### Do this:
Check each line below for the word "with", and copy those that have it.

========================================================================

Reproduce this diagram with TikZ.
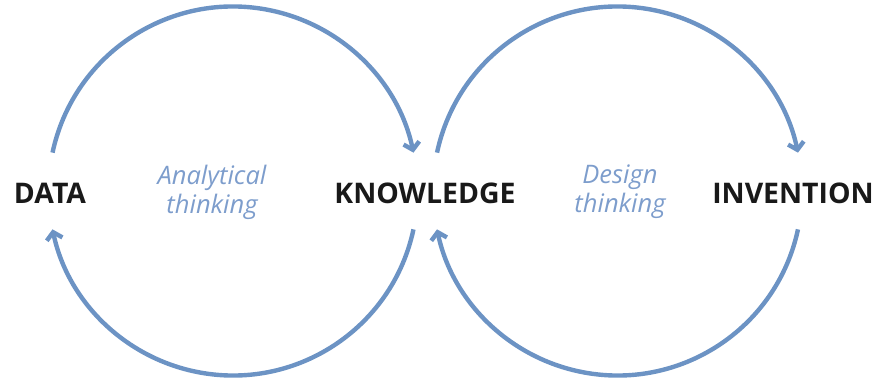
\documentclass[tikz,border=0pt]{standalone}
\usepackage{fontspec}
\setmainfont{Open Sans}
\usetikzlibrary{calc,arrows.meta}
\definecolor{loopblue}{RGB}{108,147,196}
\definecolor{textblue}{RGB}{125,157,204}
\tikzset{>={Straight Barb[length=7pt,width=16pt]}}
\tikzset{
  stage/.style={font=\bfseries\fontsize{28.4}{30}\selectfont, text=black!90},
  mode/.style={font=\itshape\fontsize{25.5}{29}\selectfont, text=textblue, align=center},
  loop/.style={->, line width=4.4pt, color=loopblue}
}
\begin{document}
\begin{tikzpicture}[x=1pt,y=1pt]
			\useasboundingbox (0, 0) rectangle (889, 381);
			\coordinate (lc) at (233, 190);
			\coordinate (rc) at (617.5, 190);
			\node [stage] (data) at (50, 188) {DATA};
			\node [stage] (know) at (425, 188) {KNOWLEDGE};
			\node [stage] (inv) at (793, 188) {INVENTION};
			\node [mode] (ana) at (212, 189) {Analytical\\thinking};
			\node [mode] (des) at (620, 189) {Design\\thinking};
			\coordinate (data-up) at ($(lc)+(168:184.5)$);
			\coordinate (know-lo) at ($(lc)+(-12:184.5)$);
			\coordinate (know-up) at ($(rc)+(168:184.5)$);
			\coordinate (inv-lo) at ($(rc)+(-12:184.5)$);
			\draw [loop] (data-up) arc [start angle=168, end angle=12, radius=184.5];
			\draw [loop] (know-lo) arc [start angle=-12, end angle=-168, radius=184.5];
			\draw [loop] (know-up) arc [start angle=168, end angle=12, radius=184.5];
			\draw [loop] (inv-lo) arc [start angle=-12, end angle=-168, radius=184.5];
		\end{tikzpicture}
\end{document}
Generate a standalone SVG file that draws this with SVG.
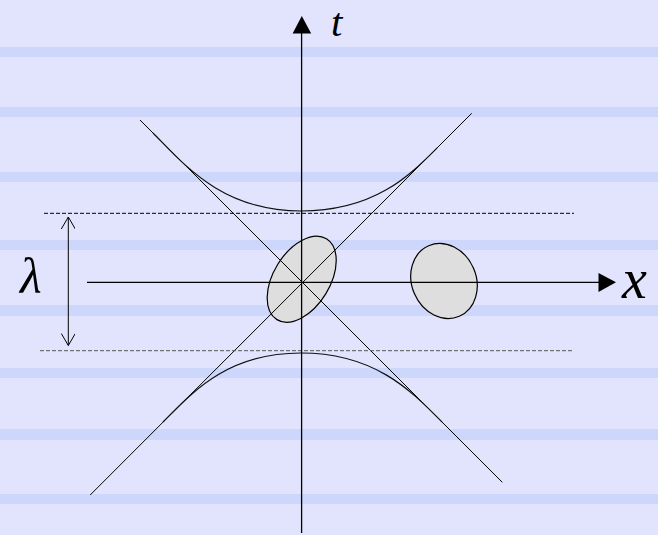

========================================================================

### Written reply:
Reproduce this diagram with TikZ.
Generate a standalone SVG file that draws this with SVG.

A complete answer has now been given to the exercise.